What Is Limited Recourse Debt?
Limited recourse debt is a debt in which the creditor has limited claims on the loan if the borrower defaults. Limited recourse debt sits in between secured debt and unsecured debt in terms of the backing behind the loan. Limited recourse debt is also referred to as partial recourse debt.
- Limited recourse debt is debt upon which a creditor can claim certain but not all assets of the borrower if the borrower defaults.
- Full recourse debt allows creditors to claim any assets of the borrower to fully cover the unpaid portion of a loan.
- Limited recourse debt only allows for a claim on assets specified in the loan contract even if their value does not cover the unpaid portion of a loan.
- Limited recourse debt sits between secured debt and unsecured debt in regards to the payout hierarchy.
Understanding Limited Recourse Debt
Recourse debt is debt that is secured by collateral from the borrower. In the case of a default, the lender has the right to collect from the debtor’s assets or pursue legal action. Recourse debt can either be full or limited. Full recourse debt allows the lender to seize and sell the debtor’s assets, including assets that were acquired through the original loan, up to the full amount of the unpaid debt.

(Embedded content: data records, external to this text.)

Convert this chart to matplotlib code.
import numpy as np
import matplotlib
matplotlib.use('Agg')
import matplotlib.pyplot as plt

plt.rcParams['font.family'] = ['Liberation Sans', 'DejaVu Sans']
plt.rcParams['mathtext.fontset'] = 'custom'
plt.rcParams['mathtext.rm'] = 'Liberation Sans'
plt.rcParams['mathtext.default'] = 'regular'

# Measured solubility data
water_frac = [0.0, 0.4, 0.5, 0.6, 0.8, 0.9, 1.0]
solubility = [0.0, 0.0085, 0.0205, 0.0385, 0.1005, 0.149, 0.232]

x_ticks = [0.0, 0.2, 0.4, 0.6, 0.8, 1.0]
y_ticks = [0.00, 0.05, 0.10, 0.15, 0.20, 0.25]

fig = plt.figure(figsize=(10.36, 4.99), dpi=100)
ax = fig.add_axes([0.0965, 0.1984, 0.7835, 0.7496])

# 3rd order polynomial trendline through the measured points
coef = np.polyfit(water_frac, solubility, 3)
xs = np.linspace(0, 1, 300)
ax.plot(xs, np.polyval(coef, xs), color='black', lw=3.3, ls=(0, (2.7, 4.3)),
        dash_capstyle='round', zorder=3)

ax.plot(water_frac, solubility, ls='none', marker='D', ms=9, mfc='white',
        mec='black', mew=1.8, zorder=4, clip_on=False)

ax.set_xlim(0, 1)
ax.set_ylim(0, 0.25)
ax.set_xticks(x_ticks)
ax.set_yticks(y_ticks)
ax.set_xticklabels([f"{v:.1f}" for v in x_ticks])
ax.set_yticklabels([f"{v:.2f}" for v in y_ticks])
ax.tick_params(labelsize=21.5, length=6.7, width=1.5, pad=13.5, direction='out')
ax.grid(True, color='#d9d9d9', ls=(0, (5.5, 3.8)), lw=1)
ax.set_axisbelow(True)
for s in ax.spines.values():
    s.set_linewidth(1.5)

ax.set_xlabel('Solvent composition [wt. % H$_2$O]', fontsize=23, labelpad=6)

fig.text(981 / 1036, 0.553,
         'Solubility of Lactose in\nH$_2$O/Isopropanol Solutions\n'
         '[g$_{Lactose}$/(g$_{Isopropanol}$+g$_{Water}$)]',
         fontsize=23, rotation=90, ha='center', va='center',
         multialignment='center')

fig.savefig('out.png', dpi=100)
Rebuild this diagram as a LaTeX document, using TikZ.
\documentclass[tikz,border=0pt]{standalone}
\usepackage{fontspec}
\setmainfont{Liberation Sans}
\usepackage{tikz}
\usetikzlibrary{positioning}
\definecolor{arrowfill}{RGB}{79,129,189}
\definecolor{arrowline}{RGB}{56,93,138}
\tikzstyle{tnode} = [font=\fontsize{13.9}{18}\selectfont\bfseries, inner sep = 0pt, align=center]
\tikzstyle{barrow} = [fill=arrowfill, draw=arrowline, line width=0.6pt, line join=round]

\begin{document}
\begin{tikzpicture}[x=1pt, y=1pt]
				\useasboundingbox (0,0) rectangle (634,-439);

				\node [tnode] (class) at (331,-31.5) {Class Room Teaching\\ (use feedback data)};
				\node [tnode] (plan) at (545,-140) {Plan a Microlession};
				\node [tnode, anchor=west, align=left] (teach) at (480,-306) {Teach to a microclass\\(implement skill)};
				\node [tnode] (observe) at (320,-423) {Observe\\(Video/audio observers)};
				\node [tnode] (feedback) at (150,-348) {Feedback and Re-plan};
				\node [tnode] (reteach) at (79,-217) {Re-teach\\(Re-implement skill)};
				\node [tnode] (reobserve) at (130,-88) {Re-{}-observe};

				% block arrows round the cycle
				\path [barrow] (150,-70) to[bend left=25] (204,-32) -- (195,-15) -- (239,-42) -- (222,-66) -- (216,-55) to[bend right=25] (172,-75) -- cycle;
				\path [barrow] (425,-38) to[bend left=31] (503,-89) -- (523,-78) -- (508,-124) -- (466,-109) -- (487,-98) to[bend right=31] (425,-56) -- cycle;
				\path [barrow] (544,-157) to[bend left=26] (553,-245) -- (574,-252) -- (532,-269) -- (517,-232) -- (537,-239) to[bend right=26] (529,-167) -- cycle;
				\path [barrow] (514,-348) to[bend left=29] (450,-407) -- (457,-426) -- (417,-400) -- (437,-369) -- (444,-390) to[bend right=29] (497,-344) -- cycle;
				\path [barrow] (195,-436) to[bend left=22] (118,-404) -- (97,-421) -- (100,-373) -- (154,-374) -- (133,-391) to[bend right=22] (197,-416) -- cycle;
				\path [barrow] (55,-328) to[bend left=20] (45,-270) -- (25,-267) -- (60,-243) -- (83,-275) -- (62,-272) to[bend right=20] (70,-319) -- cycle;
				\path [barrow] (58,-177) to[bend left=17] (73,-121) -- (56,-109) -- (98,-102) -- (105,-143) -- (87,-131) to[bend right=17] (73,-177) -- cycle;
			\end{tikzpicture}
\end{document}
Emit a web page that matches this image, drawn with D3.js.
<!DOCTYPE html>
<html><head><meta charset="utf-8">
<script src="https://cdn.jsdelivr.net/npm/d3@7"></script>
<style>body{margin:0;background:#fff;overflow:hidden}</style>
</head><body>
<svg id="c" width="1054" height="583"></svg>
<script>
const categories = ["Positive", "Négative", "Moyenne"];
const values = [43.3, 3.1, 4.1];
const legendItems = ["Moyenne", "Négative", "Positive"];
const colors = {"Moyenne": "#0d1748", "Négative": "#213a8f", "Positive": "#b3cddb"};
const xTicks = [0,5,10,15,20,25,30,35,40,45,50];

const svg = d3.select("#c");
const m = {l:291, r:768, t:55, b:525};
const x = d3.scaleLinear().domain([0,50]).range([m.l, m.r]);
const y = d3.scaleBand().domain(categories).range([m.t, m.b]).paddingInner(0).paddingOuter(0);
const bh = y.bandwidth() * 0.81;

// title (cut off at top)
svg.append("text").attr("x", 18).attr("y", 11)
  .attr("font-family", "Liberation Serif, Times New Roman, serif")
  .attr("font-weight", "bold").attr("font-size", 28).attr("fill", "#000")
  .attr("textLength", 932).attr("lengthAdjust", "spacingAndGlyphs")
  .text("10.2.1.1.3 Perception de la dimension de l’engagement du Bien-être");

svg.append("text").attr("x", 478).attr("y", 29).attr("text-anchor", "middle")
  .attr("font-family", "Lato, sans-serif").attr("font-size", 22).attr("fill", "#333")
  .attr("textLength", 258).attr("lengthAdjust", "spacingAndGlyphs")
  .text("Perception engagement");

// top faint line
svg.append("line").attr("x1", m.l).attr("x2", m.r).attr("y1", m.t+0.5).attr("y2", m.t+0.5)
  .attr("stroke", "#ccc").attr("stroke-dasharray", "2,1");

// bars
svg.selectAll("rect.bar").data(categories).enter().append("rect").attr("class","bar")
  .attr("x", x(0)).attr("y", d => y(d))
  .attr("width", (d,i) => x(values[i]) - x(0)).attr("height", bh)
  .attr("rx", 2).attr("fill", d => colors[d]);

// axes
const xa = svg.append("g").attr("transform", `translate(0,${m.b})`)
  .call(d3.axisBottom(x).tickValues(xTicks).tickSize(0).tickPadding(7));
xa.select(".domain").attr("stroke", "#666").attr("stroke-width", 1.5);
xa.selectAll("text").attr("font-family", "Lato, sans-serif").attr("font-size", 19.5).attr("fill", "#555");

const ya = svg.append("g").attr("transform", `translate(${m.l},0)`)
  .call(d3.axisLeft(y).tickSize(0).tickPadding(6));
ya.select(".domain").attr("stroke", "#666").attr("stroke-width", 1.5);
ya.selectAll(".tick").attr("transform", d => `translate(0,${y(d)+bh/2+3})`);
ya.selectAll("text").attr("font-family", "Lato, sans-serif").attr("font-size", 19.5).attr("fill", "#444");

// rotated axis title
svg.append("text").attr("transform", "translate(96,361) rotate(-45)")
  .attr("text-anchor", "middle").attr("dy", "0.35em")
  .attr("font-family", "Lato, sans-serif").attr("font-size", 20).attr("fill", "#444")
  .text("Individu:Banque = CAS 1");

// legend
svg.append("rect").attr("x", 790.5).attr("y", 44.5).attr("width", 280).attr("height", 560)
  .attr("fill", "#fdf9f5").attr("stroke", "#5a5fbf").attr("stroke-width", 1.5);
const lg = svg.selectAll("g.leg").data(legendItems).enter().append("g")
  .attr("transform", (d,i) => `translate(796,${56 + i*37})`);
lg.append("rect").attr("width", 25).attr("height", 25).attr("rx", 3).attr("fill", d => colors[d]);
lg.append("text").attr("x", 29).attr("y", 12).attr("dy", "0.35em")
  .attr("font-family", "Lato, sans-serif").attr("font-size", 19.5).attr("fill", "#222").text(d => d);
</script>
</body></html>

Limited recourse debt allows the lender to only collect on assets that are named in the original loan contractual agreement. In effect, this type of debt gives the lender a limited amount of recourse to the borrower’s other assets if they default on the debt. If the borrower defaults on their payments, the lender can exercise its rights concerning the collateral pledged. The lender’s recovery is limited to only that collateral.
In other words, if the collateral is insufficient to make up for the unpaid portion of the loan amount, the lender has limited or no claim against any other assets. The borrower is not personally liable for the shortfall between the amount of unpaid debt and the amount realized on the collateral.
Limited recourse debt falls between an unsecured and secured loan, where claims on the debt sit below secured lenders and above both shareholders and unsecured lenders in terms of payout hierarchy. As a result of its relative safety, limited recourse debt has interest rates that are typically lower than unsecured debt.
Limited recourse debt is secured up to a certain amount. For example, a loan on which 40% of the principal is collateralized is a limited recourse loan. Often, a limited recourse debt contract is structured so that the debt transitions to unsecured, or non-recourse debt pending the completion of a specific event. That event may be the completion of a project or the establishment of a specific revenue stream for which the debt was issued.
For example, terms for limited recourse debt for a large project such as a power plant could mean that a creditor is guaranteed to receive 25% of the principal in any default up until completion of the power plant. If the borrower defaults on any debt before the power plant is complete, the creditor has the right to claim ownership of any assets listed in the contractual agreement. Once the power plant is complete, the loan can switch from a limited recourse loan to a non-recourse loan, where the creditor no longer has any claim on assets. This is so because the risk of the project has significantly decreased now that the plant is in operation and generating cash flow that can be used to furnish the debt.